In his hefty 600-page tome, Kumar shows how each empire, like ancient Rome, saw itself as the carrier of universal civilization to the rest of the world, but had to accommodate other cultures and enlist those people to participate in this mission.

Sometimes their aims were couched in religious terms, as with Islam for the Ottomans, who ruled in Turkey, or Catholicism for the Habsburgs, who were the rulers of Austria-Hungary. Later, the imperial missions took more secular forms, as with British political traditions, French culture, or the world communism of the Soviets, Kumar said.

For the most part, though, these empires thought counter-productive to push religious uniformity. The Ottoman Empire, though rooted in Islam, recognized “the People of the Book” – encompassing the Jewish and Christian religions. They tolerated different ethnic and religious groups, weaving a multicultural fabric. The Russian Empire absorbed many different ethnic groups in the vast lands it came to rule.

All five empires offered subjugated peoples’ routes to opportunities and success – even to the highest position of emperor, in some cases. Imperial subjects could become qualified to work in administrative, civil service, judiciary or military jobs and roles, Kumar said. In the beginning, the British, for example were reluctant to take on the burden of governing and worked with local leaders and their systems of rule.

“If you were willing to sign on with their mission of civilization, ethnicity was not important,” Kumar said.

Kumar’s previous scholarship on English identity, “The Idea of Englishness,” published in 2015, led him to extend his analyses to the other empires. He has also published “The Making of English National Identity” in 2003, as well as “From Post-Industrial to Post-Modern Society.” At its zenith in the 19th century through World War I, the British Empire controlled a quarter of the world’s population and land.

“Like the Romans, they seemed to think the world belonged to them, that they created it, and when they lost it, they lost their identity,” Kumar said.

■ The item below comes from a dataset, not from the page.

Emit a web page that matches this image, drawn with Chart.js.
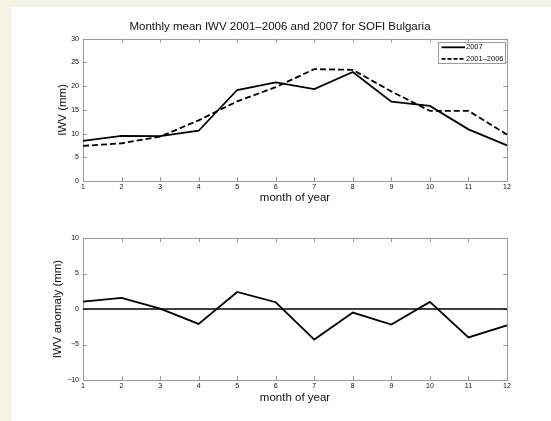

“It’s been a dilemma for the people – how to come to terms with the loss of being an imperial people,” he said. The British saw themselves as servants of the empire, not as the extension of their nation, he said. Now they’re still unsure of their national identity – hence the recent political move, known as Brexit, wherein the people voted to leave the European Union.

Kumar called the dynamic of expansion part of the logic of empire. At a certain point, it becomes too big to manage, whether with lands overseas or vast areas of contiguous or nearby land. The irony is that the imperialists dug their own graves, creating the forces that destroyed them, he said. All empires decline.

The Nazi regime was doomed to fail because of its exclusions and rigid uniformity, in addition to its murderous plans of exterminating Jewish people and other groups. “That’s a lesson in how you don’t run an empire,” he said.

Kumar thinks the future belongs to multinational  societies. Nations, such as those of the European Union, are trying to figure out how to manage and strengthen a bigger federation that enables countries to work together.

“Empire, in sum, can be the prism through which to examine many of the pressing problems of the contemporary world – perhaps even the birth pangs of a new world order,” he writes.